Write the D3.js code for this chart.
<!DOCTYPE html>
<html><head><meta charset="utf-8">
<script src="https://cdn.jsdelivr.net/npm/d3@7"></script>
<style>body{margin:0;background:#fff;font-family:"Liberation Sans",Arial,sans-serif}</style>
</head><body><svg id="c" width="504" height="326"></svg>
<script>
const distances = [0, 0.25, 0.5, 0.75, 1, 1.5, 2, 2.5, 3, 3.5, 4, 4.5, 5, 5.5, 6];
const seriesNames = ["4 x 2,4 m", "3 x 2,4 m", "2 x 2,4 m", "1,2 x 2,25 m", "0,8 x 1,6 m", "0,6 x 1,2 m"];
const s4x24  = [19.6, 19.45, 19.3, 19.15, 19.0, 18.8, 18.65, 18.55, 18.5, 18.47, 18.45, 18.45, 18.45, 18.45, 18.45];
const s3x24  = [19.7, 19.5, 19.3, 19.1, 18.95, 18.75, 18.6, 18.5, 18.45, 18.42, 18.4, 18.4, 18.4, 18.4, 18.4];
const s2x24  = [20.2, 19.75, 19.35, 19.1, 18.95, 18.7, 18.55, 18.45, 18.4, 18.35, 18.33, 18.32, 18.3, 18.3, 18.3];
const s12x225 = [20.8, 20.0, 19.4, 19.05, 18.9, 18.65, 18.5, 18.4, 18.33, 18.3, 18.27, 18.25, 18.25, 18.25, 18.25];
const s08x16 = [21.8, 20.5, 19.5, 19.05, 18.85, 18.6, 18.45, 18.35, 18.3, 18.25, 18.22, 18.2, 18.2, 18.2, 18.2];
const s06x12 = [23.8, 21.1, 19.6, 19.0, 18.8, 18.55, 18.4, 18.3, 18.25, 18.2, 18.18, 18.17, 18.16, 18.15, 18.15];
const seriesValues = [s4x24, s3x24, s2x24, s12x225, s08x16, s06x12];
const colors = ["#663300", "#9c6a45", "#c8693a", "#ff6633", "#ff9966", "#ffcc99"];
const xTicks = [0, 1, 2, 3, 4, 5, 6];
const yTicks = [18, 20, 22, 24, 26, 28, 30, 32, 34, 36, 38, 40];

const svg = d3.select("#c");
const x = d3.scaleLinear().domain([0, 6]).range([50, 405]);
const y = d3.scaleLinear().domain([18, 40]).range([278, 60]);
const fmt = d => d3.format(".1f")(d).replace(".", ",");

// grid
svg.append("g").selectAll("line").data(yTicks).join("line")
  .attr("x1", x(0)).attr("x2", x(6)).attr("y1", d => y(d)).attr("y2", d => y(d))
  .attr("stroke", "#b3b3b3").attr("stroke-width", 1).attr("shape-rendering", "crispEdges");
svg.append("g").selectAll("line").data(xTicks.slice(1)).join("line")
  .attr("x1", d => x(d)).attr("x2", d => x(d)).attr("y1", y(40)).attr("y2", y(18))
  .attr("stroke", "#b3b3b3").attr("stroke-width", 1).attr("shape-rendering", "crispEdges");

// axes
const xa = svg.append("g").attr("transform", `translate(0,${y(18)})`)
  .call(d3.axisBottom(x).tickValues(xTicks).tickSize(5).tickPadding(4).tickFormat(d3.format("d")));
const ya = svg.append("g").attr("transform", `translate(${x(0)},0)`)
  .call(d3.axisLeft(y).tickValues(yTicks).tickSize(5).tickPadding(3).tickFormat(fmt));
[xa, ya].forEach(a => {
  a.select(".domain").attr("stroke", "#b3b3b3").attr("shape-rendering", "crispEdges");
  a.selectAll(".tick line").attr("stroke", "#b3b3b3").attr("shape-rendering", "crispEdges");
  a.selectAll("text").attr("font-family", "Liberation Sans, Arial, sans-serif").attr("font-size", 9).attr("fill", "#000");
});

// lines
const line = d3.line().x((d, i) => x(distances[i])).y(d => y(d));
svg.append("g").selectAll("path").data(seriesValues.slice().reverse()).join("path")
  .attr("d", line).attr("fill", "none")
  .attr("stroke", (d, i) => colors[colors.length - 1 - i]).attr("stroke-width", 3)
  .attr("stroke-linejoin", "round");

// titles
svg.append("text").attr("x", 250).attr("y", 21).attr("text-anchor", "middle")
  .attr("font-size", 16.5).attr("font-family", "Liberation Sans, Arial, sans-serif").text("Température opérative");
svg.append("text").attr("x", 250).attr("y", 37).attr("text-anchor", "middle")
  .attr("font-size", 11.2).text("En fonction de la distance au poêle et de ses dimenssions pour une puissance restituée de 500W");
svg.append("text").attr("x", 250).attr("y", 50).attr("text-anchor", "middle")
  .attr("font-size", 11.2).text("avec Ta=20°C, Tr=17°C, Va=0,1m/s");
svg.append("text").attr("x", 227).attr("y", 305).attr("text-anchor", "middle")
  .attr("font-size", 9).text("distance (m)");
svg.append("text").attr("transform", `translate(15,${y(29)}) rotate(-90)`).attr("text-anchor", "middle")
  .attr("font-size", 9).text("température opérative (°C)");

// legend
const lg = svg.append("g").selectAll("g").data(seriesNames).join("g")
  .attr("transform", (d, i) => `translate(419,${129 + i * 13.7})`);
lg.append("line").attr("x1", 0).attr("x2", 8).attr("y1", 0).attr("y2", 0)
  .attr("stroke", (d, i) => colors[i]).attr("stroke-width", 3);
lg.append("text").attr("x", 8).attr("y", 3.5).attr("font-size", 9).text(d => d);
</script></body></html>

==

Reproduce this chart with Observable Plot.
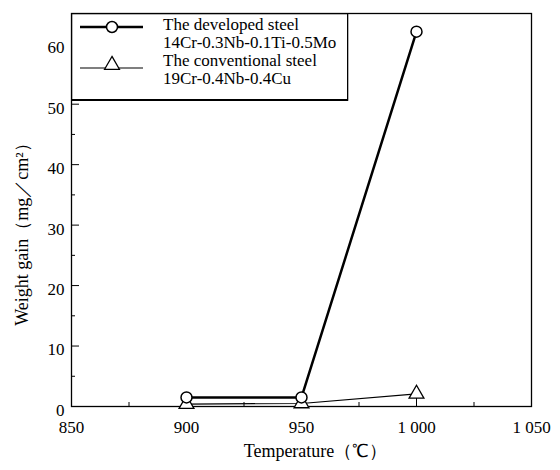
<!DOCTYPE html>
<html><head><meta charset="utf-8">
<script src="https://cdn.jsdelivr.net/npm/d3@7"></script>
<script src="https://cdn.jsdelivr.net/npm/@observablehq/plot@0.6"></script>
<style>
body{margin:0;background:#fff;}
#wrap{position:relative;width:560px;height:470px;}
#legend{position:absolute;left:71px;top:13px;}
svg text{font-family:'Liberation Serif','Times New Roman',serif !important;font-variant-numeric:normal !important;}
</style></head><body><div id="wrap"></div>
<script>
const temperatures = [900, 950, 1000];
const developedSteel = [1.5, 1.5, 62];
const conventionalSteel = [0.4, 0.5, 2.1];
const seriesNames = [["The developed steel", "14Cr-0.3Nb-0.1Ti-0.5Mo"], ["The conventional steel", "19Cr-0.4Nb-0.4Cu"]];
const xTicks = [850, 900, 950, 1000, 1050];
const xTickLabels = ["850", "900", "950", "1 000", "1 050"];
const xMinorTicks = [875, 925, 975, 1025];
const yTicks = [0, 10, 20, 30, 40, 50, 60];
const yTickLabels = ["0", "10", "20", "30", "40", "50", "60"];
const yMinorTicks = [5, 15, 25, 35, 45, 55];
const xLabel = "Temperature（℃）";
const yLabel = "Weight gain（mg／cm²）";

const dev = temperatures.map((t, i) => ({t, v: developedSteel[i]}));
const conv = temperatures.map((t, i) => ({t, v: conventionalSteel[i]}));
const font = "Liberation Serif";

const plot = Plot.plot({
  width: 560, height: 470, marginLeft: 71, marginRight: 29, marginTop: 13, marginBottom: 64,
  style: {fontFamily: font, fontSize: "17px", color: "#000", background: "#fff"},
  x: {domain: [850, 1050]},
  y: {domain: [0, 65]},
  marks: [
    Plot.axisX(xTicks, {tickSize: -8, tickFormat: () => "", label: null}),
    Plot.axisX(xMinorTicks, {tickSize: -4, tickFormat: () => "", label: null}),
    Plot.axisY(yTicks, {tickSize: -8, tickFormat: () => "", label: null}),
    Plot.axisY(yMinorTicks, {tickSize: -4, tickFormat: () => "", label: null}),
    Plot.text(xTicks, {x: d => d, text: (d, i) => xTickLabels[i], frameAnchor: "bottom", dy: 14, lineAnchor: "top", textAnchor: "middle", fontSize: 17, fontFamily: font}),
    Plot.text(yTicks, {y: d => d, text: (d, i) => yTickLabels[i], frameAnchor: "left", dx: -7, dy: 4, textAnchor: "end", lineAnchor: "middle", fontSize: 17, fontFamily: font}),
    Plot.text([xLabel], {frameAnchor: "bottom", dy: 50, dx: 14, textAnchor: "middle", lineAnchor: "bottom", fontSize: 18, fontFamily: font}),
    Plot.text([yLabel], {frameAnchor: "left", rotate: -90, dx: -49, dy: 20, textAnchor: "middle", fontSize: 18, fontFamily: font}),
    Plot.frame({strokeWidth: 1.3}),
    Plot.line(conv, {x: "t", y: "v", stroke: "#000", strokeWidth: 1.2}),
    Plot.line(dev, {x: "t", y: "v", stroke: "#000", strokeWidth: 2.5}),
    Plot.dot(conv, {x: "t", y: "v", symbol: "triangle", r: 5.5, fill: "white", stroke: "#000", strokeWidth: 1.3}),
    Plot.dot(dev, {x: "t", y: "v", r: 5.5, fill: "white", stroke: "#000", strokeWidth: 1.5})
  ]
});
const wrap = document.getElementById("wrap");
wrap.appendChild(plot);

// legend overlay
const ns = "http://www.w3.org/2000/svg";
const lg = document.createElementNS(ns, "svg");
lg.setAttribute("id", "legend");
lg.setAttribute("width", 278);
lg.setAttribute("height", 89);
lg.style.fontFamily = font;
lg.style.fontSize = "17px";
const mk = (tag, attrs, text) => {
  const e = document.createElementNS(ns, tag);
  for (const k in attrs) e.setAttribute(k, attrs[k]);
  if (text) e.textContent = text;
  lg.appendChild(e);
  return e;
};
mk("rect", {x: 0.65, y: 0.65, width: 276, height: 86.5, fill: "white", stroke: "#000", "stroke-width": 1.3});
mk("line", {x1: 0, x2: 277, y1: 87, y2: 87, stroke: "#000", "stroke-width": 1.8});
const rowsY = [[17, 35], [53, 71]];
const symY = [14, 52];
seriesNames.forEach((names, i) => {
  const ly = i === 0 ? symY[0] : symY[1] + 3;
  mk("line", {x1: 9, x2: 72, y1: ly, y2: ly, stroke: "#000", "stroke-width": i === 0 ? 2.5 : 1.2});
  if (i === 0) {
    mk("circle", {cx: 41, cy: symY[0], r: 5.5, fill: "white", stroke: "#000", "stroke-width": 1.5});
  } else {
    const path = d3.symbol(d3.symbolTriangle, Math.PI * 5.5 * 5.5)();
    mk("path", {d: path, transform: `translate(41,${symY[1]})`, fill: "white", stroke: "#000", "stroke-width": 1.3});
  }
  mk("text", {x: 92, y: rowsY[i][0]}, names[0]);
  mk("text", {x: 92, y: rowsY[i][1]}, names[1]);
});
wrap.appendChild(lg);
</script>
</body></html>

▶ **Short task**
In the entries above, find each line with the string "chart" and copy it.

▶ **Result below**
Write the D3.js code for this chart.
Reproduce this chart with Observable Plot.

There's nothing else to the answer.